My recent experiences as International Higher Education Coordinator for the Global Education Collaborative and participation in the Bahrain Global Education Conference have left me with one conclusion.
We don’t need more international education programs. We need all education focused on international needs, goals, connections, collaboration and understanding.
One way to facilitate that is face-to-face interaction between multi-cultured international students. Key priorities, policies and practices are intertwined.
Students need to see each other for who they are and get to know and celebrate commonalities rather than differences. Unfortunately this doesn’t happen by just putting them in the same room or on the same campus.
The most successful programs I have seen put students into international collaborative teams focused on solving common problems. One of those initiatives is the Humphrey Journalism Fellowship program here at Cronkite which brings mid career professional journalists from many countries here to study, collaborate, communicate, create and develop international relationships within a specific community.
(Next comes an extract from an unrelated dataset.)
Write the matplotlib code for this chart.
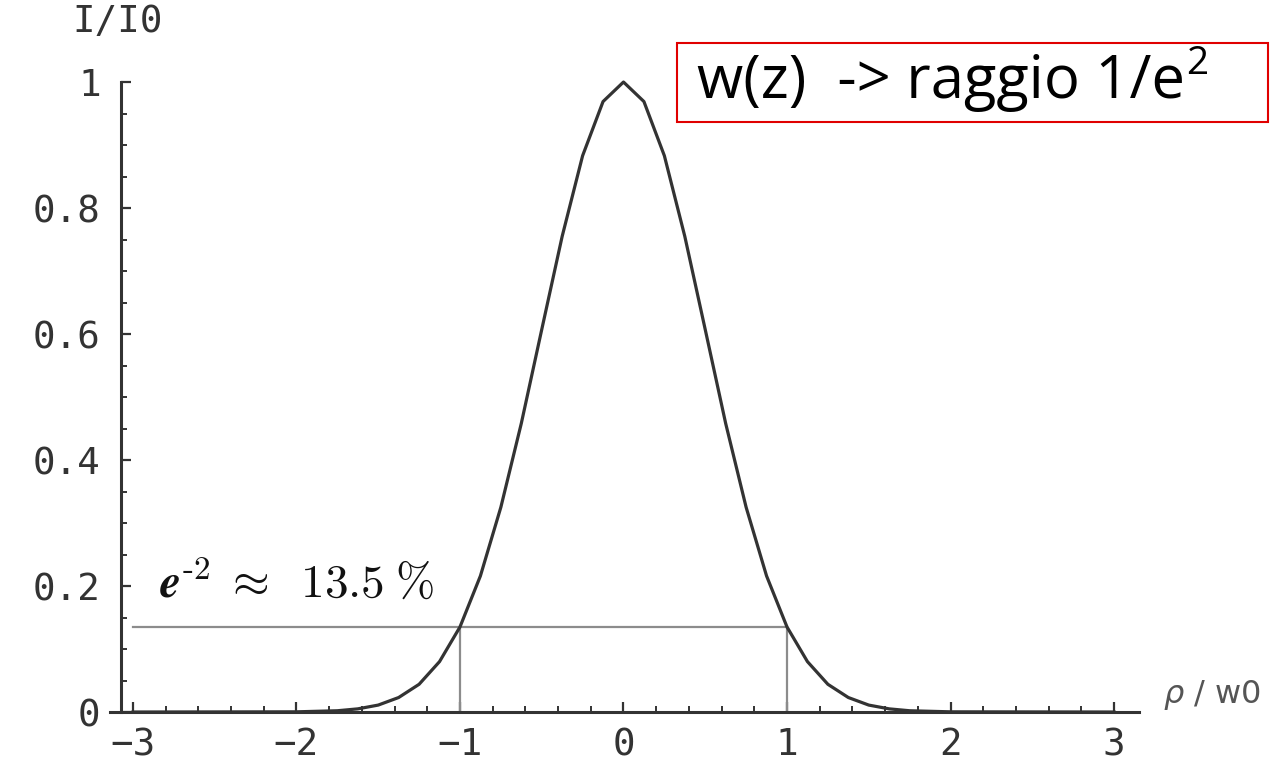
#gaussian beam intensity profile I/I0 vs rho/w0, with the 1/e^2 radius marked

import numpy as np
import matplotlib
matplotlib.use('Agg')
import matplotlib.pyplot as plt
from matplotlib.ticker import MultipleLocator
from matplotlib.patches import Rectangle

#values (symmetric curve)
rho = [-3.0, -2.0, -1.75, -1.625, -1.5, -1.375, -1.25, -1.125, -1.0, -0.875, -0.75,
       -0.625, -0.5, -0.375, -0.25, -0.125, 0.0, 0.125, 0.25, 0.375, 0.5, 0.625,
       0.75, 0.875, 1.0, 1.125, 1.25, 1.375, 1.5, 1.625, 1.75, 2.0, 3.0]
intensity = [0.0, 0.0003, 0.002, 0.005, 0.011, 0.023, 0.044, 0.080, 0.135, 0.216, 0.325,
             0.458, 0.607, 0.755, 0.883, 0.969, 1.0, 0.969, 0.883, 0.755, 0.607, 0.458,
             0.325, 0.216, 0.135, 0.080, 0.044, 0.023, 0.011, 0.005, 0.002, 0.0003, 0.0]
level = 0.135          # e^-2
radius = [-1.0, 1.0]   # rho/w0 where I/I0 = e^-2

xticks = [-3, -2, -1, 0, 1, 2, 3]
yticks = [0, 0.2, 0.4, 0.6, 0.8, 1]
ytick_labels = ['0', '0.2', '0.4', '0.6', '0.8', '1']
xtick_labels = ['\u22123', '\u22122', '\u22121', '0', '1', '2', '3']

plt.rcParams['mathtext.fontset'] = 'custom'
plt.rcParams['mathtext.rm'] = 'Open Sans'

mono = 'DejaVu Sans Mono'
dark = '#333333'

fig = plt.figure(figsize=(12.78, 7.68), dpi=100)
ax = fig.add_axes([0.0861, 0.0729, 0.8048, 0.8203])
ax.set_xlim(-3.14, 3.15)
ax.set_ylim(0, 1)

#marker lines for the 1/e^2 level
ax.plot([-3, radius[1]], [level, level], color='#8c8c8c', lw=1.6)
for r in radius:
    ax.plot([r, r], [0, level], color='#8c8c8c', lw=1.6)

ax.plot(rho, intensity, color=dark, lw=2.3, clip_on=False, zorder=3)

for s in ['top', 'right']:
    ax.spines[s].set_visible(False)
ax.spines['left'].set_position(('data', -3.07))
ax.spines['left'].set_linewidth(2.2)
ax.spines['bottom'].set_linewidth(2.2)
ax.spines['left'].set_color(dark)
ax.spines['bottom'].set_color(dark)

ax.set_xticks(xticks)
ax.set_xticklabels(xtick_labels, family=mono, fontsize=27, color=dark)
ax.set_yticks(yticks)
ax.set_yticklabels(ytick_labels, family=mono, fontsize=27, color=dark)
ax.xaxis.set_minor_locator(MultipleLocator(0.2))
ax.yaxis.set_minor_locator(MultipleLocator(0.05))
ax.tick_params(which='major', direction='in', length=7, width=1.6, color=dark)
ax.tick_params(which='minor', direction='in', length=4, width=1.4, color=dark)
ax.tick_params(axis='y', which='major', pad=15)
ax.tick_params(axis='x', which='major', pad=11)

fig.text(118 / 1278, 1 - 22 / 768, 'I/I0', family=mono, fontsize=27, color=dark,
         ha='center', va='center')
ax.text(3.3, 0.0, r'$\rho$ / w0', fontsize=23, color='#555555', ha='left', va='bottom',
        family='DejaVu Sans', clip_on=False)

ax.text(-2.84, 0.183, r'$\mathbfit{e}^{\text{-}2}\;\approx\;\;13.5\;\%$', fontsize=34,
        color='#111111', ha='left', va='baseline', math_fontfamily='cm')

#red box in the top right
fig.patches.append(Rectangle((677 / 1278, 1 - 122 / 768), 591 / 1278, 79 / 768,
                             transform=fig.transFigure, fc='white', ec='#e00000', lw=1.5))
t = fig.text(697 / 1278, 1 - 82 / 768, 'w(z)  -> raggio 1/e', family='Open Sans',
             fontsize=43, color='black', ha='left', va='center')
fig.canvas.draw()
bb = t.get_window_extent()
fig.text(bb.x1 / 1278 + 0.001, 1 - 64 / 768, '2', family='Open Sans',
         fontsize=28, color='black', ha='left', va='center')

fig.savefig('out.png', dpi=100)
In short we learn from each other.
Recently I spent several months leading a “professional learning community” as we explored citizen journalism. The students and teachers were all in Kyrgyzstan. I was in Phoenix.
During this time violent ethnic unrest erupted in the country. My participants were from both sides of the conflict.
As we explored reasons and solutions we began to understand and learn from our shared experiences. I’m not sure we solved anything but our uninformed fear and distrust of each other disappeared as we learned about each other.
So, my priorities would be connect, collaborate, communicate and create. My practice would be to do anything in my power to provide an environment that facilitates connection, collaboration and creative work. My policies would be to question everything and modify anything that impedes connection, collaboration and creativity.